▶ **Data extract**
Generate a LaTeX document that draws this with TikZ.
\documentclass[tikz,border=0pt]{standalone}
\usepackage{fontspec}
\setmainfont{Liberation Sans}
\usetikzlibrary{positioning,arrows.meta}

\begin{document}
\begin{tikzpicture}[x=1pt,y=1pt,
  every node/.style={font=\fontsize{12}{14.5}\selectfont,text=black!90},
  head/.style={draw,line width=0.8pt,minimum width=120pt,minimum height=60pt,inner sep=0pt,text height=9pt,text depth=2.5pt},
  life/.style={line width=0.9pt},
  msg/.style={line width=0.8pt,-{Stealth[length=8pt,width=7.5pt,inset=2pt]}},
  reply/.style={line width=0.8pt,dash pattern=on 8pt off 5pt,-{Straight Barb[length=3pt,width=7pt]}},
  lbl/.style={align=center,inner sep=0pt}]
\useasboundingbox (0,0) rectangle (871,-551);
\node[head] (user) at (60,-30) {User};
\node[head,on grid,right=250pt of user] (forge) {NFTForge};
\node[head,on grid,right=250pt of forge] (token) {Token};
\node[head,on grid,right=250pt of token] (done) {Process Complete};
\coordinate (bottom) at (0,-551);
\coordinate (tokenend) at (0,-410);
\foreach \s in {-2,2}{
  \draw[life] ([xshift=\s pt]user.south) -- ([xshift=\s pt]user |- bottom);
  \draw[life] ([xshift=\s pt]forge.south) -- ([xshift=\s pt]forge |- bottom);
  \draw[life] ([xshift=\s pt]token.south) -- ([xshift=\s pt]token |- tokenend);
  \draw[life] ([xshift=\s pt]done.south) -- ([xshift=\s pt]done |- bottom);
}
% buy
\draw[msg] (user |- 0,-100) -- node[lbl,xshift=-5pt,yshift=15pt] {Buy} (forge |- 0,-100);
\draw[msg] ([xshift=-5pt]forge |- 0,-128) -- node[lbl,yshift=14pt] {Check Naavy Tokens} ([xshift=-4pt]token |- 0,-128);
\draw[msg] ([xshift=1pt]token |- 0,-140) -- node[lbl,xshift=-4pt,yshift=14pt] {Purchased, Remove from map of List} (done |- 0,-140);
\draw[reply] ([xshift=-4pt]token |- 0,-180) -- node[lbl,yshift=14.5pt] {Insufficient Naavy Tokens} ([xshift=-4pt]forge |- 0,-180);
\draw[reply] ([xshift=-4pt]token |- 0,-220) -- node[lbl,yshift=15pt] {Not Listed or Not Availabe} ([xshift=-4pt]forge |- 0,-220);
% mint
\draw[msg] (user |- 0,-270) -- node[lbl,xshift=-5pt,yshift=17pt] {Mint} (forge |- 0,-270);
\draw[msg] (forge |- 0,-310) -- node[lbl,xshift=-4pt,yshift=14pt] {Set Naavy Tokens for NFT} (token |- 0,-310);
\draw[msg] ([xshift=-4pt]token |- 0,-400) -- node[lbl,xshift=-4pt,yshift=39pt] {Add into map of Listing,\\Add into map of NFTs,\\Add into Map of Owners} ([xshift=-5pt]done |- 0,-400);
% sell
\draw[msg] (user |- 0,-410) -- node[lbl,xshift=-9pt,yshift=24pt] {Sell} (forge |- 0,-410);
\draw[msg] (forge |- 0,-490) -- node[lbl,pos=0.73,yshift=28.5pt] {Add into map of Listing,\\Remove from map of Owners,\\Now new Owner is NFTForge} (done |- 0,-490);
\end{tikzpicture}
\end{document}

▶ **Stated task**
Write out the listing once more, matching it exactly.

▶ **Response**
Generate a LaTeX document that draws this with TikZ.
\documentclass[tikz,border=0pt]{standalone}
\usepackage{fontspec}
\setmainfont{Liberation Sans}
\usetikzlibrary{positioning,arrows.meta}

\begin{document}
\begin{tikzpicture}[x=1pt,y=1pt,
  every node/.style={font=\fontsize{12}{14.5}\selectfont,text=black!90},
  head/.style={draw,line width=0.8pt,minimum width=120pt,minimum height=60pt,inner sep=0pt,text height=9pt,text depth=2.5pt},
  life/.style={line width=0.9pt},
  msg/.style={line width=0.8pt,-{Stealth[length=8pt,width=7.5pt,inset=2pt]}},
  reply/.style={line width=0.8pt,dash pattern=on 8pt off 5pt,-{Straight Barb[length=3pt,width=7pt]}},
  lbl/.style={align=center,inner sep=0pt}]
\useasboundingbox (0,0) rectangle (871,-551);
\node[head] (user) at (60,-30) {User};
\node[head,on grid,right=250pt of user] (forge) {NFTForge};
\node[head,on grid,right=250pt of forge] (token) {Token};
\node[head,on grid,right=250pt of token] (done) {Process Complete};
\coordinate (bottom) at (0,-551);
\coordinate (tokenend) at (0,-410);
\foreach \s in {-2,2}{
  \draw[life] ([xshift=\s pt]user.south) -- ([xshift=\s pt]user |- bottom);
  \draw[life] ([xshift=\s pt]forge.south) -- ([xshift=\s pt]forge |- bottom);
  \draw[life] ([xshift=\s pt]token.south) -- ([xshift=\s pt]token |- tokenend);
  \draw[life] ([xshift=\s pt]done.south) -- ([xshift=\s pt]done |- bottom);
}
% buy
\draw[msg] (user |- 0,-100) -- node[lbl,xshift=-5pt,yshift=15pt] {Buy} (forge |- 0,-100);
\draw[msg] ([xshift=-5pt]forge |- 0,-128) -- node[lbl,yshift=14pt] {Check Naavy Tokens} ([xshift=-4pt]token |- 0,-128);
\draw[msg] ([xshift=1pt]token |- 0,-140) -- node[lbl,xshift=-4pt,yshift=14pt] {Purchased, Remove from map of List} (done |- 0,-140);
\draw[reply] ([xshift=-4pt]token |- 0,-180) -- node[lbl,yshift=14.5pt] {Insufficient Naavy Tokens} ([xshift=-4pt]forge |- 0,-180);
\draw[reply] ([xshift=-4pt]token |- 0,-220) -- node[lbl,yshift=15pt] {Not Listed or Not Availabe} ([xshift=-4pt]forge |- 0,-220);
% mint
\draw[msg] (user |- 0,-270) -- node[lbl,xshift=-5pt,yshift=17pt] {Mint} (forge |- 0,-270);
\draw[msg] (forge |- 0,-310) -- node[lbl,xshift=-4pt,yshift=14pt] {Set Naavy Tokens for NFT} (token |- 0,-310);
\draw[msg] ([xshift=-4pt]token |- 0,-400) -- node[lbl,xshift=-4pt,yshift=39pt] {Add into map of Listing,\\Add into map of NFTs,\\Add into Map of Owners} ([xshift=-5pt]done |- 0,-400);
% sell
\draw[msg] (user |- 0,-410) -- node[lbl,xshift=-9pt,yshift=24pt] {Sell} (forge |- 0,-410);
\draw[msg] (forge |- 0,-490) -- node[lbl,pos=0.73,yshift=28.5pt] {Add into map of Listing,\\Remove from map of Owners,\\Now new Owner is NFTForge} (done |- 0,-490);
\end{tikzpicture}
\end{document}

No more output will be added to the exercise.